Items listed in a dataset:
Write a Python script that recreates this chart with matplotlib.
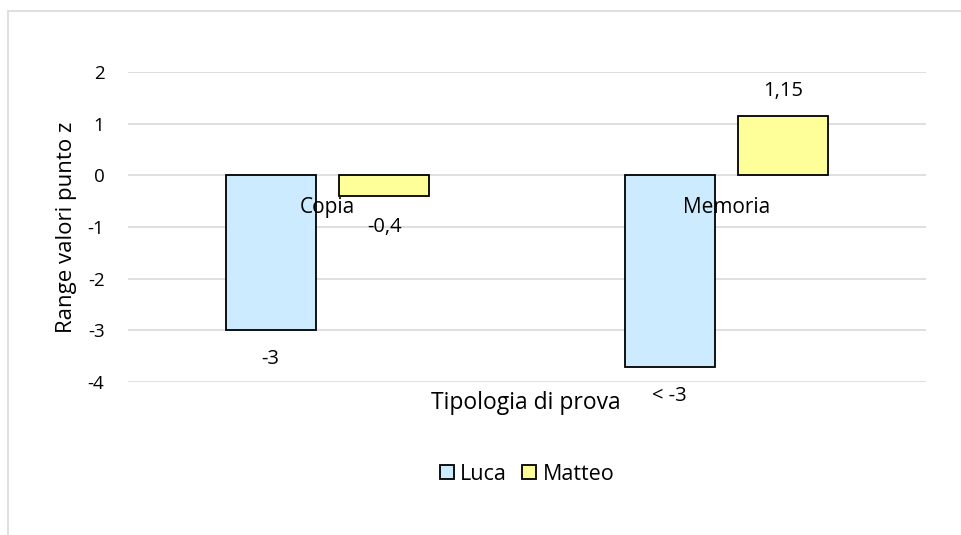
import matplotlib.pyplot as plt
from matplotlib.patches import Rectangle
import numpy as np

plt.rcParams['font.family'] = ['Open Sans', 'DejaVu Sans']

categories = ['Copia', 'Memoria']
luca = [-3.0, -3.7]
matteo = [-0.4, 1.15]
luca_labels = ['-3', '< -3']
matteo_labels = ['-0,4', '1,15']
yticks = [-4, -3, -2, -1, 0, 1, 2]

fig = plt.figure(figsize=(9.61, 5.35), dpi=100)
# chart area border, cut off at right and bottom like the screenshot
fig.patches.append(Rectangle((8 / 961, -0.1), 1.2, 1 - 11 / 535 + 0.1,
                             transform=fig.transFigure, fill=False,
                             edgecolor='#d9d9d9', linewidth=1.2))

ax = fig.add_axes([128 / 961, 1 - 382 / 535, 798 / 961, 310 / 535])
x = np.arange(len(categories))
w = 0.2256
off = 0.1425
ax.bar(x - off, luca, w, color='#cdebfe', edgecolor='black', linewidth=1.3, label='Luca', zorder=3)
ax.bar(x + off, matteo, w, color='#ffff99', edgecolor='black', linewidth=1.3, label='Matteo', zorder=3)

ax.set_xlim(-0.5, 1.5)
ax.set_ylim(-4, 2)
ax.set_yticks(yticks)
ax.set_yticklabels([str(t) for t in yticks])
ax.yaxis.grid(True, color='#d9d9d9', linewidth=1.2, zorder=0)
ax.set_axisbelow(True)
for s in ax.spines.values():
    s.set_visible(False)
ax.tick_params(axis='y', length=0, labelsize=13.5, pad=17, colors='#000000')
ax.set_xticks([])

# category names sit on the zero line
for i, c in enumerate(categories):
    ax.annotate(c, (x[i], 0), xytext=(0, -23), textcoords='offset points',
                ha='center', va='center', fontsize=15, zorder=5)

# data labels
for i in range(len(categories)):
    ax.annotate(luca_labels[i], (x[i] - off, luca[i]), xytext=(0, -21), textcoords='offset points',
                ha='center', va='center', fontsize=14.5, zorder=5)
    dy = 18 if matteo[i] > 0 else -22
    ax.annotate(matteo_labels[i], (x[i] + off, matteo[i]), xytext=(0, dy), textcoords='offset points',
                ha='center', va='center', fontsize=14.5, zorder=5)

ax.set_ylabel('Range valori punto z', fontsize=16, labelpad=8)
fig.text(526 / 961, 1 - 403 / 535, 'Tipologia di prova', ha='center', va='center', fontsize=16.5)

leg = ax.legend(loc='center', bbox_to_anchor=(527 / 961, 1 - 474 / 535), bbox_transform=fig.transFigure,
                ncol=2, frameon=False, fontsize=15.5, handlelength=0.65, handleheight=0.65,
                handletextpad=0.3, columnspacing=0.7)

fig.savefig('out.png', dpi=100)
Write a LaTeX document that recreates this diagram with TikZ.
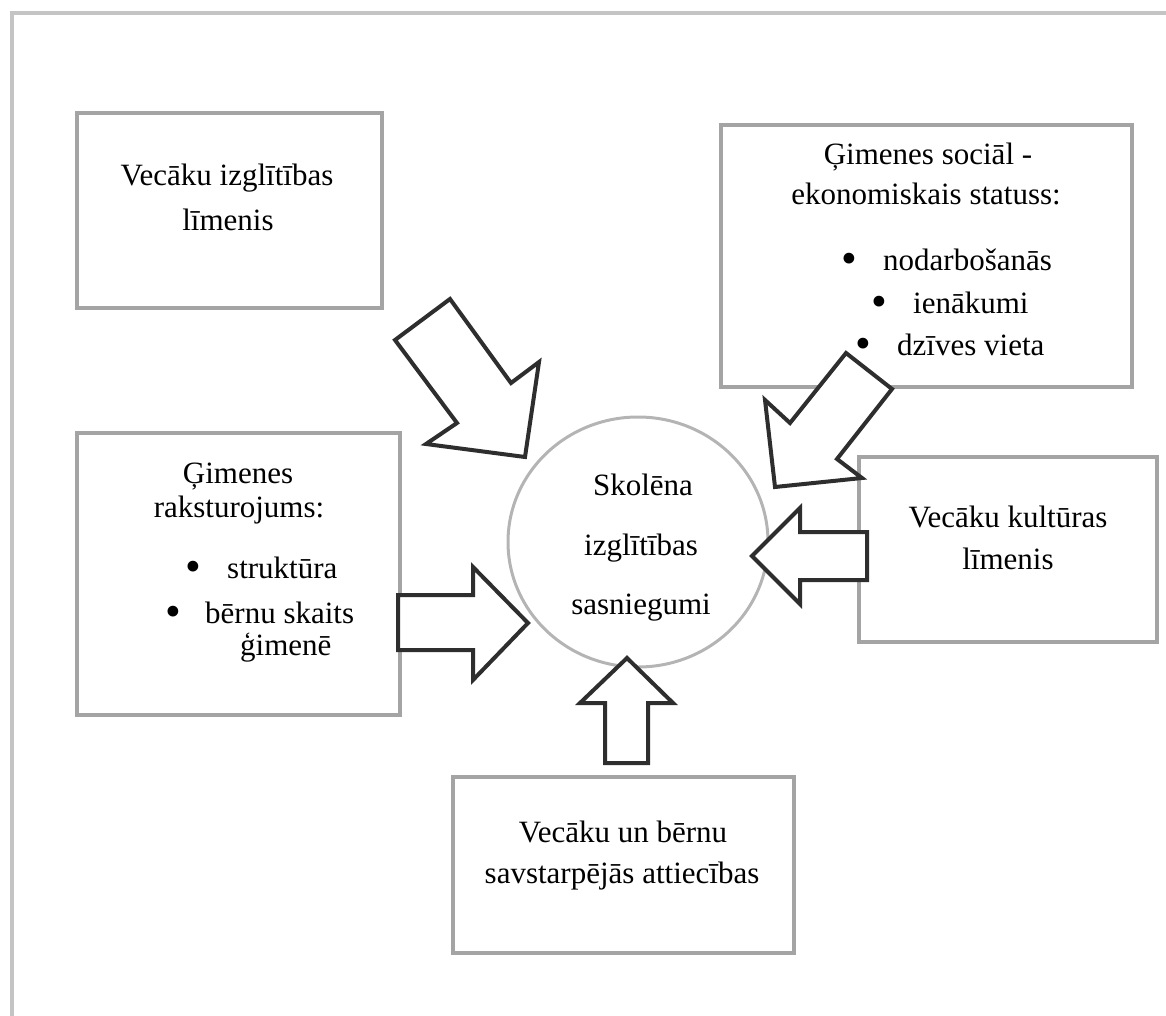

→ **What to do**
Word for word, quote the lines above. Omit the pictures.

→ **Task output**
Write a Python script that recreates this chart with matplotlib.
import matplotlib.pyplot as plt
from matplotlib.patches import Rectangle
import numpy as np

plt.rcParams['font.family'] = ['Open Sans', 'DejaVu Sans']

categories = ['Copia', 'Memoria']
luca = [-3.0, -3.7]
matteo = [-0.4, 1.15]
luca_labels = ['-3', '< -3']
matteo_labels = ['-0,4', '1,15']
yticks = [-4, -3, -2, -1, 0, 1, 2]

fig = plt.figure(figsize=(9.61, 5.35), dpi=100)
# chart area border, cut off at right and bottom like the screenshot
fig.patches.append(Rectangle((8 / 961, -0.1), 1.2, 1 - 11 / 535 + 0.1,
                             transform=fig.transFigure, fill=False,
                             edgecolor='#d9d9d9', linewidth=1.2))

ax = fig.add_axes([128 / 961, 1 - 382 / 535, 798 / 961, 310 / 535])
x = np.arange(len(categories))
w = 0.2256
off = 0.1425
ax.bar(x - off, luca, w, color='#cdebfe', edgecolor='black', linewidth=1.3, label='Luca', zorder=3)
ax.bar(x + off, matteo, w, color='#ffff99', edgecolor='black', linewidth=1.3, label='Matteo', zorder=3)

ax.set_xlim(-0.5, 1.5)
ax.set_ylim(-4, 2)
ax.set_yticks(yticks)
ax.set_yticklabels([str(t) for t in yticks])
ax.yaxis.grid(True, color='#d9d9d9', linewidth=1.2, zorder=0)
ax.set_axisbelow(True)
for s in ax.spines.values():
    s.set_visible(False)
ax.tick_params(axis='y', length=0, labelsize=13.5, pad=17, colors='#000000')
ax.set_xticks([])

# category names sit on the zero line
for i, c in enumerate(categories):
    ax.annotate(c, (x[i], 0), xytext=(0, -23), textcoords='offset points',
                ha='center', va='center', fontsize=15, zorder=5)

# data labels
for i in range(len(categories)):
    ax.annotate(luca_labels[i], (x[i] - off, luca[i]), xytext=(0, -21), textcoords='offset points',
                ha='center', va='center', fontsize=14.5, zorder=5)
    dy = 18 if matteo[i] > 0 else -22
    ax.annotate(matteo_labels[i], (x[i] + off, matteo[i]), xytext=(0, dy), textcoords='offset points',
                ha='center', va='center', fontsize=14.5, zorder=5)

ax.set_ylabel('Range valori punto z', fontsize=16, labelpad=8)
fig.text(526 / 961, 1 - 403 / 535, 'Tipologia di prova', ha='center', va='center', fontsize=16.5)

leg = ax.legend(loc='center', bbox_to_anchor=(527 / 961, 1 - 474 / 535), bbox_transform=fig.transFigure,
                ncol=2, frameon=False, fontsize=15.5, handlelength=0.65, handleheight=0.65,
                handletextpad=0.3, columnspacing=0.7)

fig.savefig('out.png', dpi=100)
Write a LaTeX document that recreates this diagram with TikZ.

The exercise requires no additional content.